> **Set exercise**
Return all lines with the word "React" in them.

> **Information shown**

--------

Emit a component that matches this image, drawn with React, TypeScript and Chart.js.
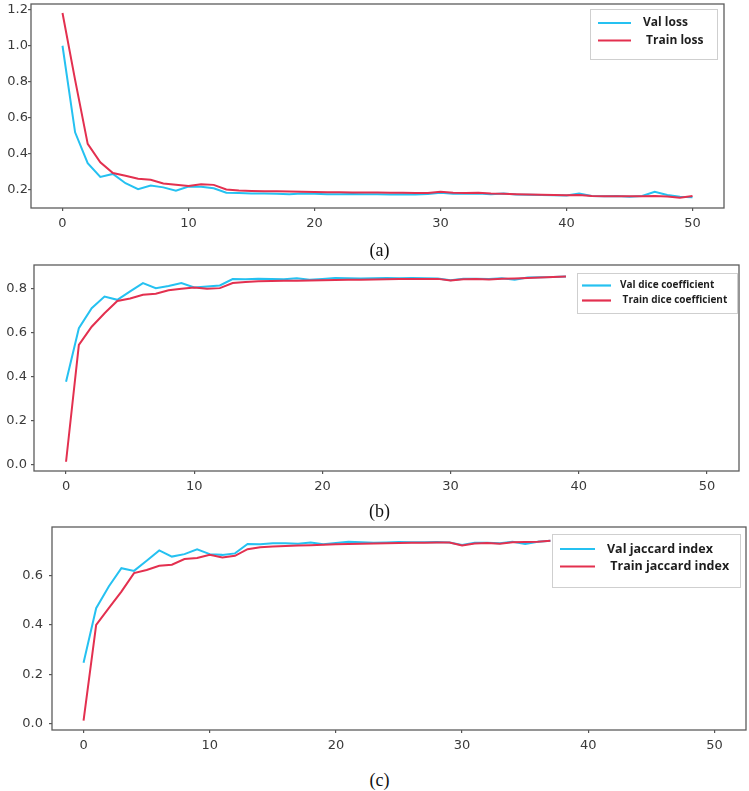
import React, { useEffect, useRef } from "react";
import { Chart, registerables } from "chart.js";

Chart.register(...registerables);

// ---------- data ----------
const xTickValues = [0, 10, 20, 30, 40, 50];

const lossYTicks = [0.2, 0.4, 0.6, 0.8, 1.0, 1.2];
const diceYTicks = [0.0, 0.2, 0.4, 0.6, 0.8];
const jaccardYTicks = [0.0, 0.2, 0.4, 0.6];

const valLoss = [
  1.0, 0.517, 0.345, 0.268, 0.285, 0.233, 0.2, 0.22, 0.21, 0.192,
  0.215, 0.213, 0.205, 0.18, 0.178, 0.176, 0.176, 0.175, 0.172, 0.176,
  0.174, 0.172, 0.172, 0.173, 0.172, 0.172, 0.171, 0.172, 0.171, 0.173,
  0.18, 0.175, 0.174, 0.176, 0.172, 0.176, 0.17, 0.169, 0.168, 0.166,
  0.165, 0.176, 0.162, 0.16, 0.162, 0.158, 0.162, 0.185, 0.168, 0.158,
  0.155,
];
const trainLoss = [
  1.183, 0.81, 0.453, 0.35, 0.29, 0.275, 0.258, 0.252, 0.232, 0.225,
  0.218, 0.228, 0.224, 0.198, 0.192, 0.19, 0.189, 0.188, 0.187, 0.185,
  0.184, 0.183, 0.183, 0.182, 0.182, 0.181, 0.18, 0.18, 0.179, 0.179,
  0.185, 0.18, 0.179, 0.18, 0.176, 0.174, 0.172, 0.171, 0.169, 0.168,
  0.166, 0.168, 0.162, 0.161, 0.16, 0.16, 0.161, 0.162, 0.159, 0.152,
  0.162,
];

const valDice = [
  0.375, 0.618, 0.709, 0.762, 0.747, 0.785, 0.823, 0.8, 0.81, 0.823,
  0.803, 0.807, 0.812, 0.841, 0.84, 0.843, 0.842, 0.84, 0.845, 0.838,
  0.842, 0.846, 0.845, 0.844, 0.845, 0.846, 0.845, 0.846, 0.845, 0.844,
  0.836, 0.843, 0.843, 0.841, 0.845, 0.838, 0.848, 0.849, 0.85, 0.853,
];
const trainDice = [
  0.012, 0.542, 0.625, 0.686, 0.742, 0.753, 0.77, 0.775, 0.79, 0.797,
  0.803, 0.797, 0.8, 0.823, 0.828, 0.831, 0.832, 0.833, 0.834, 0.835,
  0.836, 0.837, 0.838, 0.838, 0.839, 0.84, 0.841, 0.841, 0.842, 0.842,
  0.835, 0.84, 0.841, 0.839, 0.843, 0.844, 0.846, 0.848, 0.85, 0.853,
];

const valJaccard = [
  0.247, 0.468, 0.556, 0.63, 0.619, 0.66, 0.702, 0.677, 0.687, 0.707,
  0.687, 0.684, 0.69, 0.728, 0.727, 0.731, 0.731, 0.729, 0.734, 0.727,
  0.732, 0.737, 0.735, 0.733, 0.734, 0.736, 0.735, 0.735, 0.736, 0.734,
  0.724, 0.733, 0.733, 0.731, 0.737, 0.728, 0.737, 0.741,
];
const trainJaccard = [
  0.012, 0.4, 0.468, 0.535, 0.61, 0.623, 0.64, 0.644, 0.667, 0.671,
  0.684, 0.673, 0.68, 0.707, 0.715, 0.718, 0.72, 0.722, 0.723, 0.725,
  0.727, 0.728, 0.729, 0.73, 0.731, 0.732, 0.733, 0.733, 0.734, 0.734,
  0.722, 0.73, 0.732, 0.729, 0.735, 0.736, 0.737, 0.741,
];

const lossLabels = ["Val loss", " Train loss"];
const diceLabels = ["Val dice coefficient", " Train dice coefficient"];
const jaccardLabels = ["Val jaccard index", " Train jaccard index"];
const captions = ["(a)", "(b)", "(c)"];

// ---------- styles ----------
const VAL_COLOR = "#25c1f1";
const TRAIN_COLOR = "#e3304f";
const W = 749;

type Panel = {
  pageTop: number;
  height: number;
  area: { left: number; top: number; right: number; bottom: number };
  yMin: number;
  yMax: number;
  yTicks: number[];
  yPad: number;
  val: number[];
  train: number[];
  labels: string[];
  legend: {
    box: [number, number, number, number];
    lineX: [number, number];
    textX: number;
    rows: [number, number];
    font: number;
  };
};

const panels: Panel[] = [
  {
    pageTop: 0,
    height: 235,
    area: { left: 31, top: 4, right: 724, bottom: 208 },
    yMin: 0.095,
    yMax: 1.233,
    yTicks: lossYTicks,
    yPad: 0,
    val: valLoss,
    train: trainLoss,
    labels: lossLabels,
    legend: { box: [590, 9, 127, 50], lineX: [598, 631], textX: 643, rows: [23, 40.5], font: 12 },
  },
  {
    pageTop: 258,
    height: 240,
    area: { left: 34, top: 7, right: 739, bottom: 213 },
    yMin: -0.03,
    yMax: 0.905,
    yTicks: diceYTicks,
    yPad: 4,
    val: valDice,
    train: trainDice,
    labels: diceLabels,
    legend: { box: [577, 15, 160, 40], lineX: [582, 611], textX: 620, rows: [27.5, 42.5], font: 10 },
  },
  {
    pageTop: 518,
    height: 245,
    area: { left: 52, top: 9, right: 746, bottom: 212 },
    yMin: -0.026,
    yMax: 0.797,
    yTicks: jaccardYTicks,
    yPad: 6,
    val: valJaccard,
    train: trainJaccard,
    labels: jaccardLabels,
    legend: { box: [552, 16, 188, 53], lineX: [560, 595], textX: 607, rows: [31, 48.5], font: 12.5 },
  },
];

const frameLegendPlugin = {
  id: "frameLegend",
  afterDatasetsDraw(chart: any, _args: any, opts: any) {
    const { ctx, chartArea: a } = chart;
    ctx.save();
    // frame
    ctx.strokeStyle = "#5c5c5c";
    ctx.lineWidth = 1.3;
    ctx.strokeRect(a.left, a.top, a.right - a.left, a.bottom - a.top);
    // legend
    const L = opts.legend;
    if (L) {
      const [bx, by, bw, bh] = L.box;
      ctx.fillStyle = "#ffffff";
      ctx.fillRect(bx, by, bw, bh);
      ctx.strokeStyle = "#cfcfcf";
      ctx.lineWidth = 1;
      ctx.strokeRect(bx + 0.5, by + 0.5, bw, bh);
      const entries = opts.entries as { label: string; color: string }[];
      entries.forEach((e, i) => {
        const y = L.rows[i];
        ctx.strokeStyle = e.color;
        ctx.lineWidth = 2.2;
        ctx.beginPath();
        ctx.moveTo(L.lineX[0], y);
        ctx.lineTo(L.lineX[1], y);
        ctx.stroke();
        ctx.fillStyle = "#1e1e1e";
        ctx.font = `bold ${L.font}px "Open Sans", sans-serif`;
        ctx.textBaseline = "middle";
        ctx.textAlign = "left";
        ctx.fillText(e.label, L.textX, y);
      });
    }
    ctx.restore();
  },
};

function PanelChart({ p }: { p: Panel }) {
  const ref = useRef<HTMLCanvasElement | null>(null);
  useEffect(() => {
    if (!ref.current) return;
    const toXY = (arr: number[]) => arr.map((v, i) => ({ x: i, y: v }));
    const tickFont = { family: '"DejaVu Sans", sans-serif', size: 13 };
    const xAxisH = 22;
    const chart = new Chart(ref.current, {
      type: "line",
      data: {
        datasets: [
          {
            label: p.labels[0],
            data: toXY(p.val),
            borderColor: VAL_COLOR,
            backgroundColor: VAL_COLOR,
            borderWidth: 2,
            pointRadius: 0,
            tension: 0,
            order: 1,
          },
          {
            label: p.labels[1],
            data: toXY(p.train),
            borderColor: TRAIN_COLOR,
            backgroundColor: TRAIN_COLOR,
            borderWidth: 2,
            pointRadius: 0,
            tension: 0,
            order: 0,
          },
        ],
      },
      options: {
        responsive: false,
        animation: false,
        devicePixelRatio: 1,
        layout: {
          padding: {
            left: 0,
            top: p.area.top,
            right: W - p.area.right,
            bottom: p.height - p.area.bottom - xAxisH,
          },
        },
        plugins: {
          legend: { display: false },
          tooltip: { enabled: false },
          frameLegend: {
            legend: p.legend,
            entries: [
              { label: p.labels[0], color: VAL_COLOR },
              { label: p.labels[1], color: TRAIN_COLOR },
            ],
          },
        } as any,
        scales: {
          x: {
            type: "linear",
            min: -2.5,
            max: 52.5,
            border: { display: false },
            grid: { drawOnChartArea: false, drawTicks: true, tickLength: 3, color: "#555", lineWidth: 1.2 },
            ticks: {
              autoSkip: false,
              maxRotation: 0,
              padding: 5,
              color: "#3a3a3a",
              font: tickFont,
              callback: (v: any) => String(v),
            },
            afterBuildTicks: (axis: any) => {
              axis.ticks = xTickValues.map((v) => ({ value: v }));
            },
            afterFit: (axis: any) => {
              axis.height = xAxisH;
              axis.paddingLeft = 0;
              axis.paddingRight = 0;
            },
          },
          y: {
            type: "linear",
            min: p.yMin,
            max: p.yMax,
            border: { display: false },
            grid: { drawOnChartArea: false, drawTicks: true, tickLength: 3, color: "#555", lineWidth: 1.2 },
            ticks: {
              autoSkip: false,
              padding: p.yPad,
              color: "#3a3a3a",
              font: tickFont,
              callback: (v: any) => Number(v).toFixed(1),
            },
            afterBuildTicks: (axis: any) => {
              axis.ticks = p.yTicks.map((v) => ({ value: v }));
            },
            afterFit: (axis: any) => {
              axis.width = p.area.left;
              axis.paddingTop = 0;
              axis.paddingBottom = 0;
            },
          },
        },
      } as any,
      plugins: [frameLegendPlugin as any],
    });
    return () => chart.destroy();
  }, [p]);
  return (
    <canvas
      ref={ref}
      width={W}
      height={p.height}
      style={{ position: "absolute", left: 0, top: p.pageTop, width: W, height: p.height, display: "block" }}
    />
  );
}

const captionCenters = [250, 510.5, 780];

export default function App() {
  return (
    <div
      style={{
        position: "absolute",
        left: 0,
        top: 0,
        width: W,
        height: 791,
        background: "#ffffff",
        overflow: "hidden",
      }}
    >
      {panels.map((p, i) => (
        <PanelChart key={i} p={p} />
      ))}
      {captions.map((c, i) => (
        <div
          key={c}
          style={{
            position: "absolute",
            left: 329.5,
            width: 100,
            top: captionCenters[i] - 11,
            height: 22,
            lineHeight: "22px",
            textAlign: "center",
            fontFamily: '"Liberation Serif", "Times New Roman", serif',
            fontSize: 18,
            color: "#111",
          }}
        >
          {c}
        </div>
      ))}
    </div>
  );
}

--------

> **Correct response**
Emit a component that matches this image, drawn with React, TypeScript and Chart.js.
import React, { useEffect, useRef } from "react";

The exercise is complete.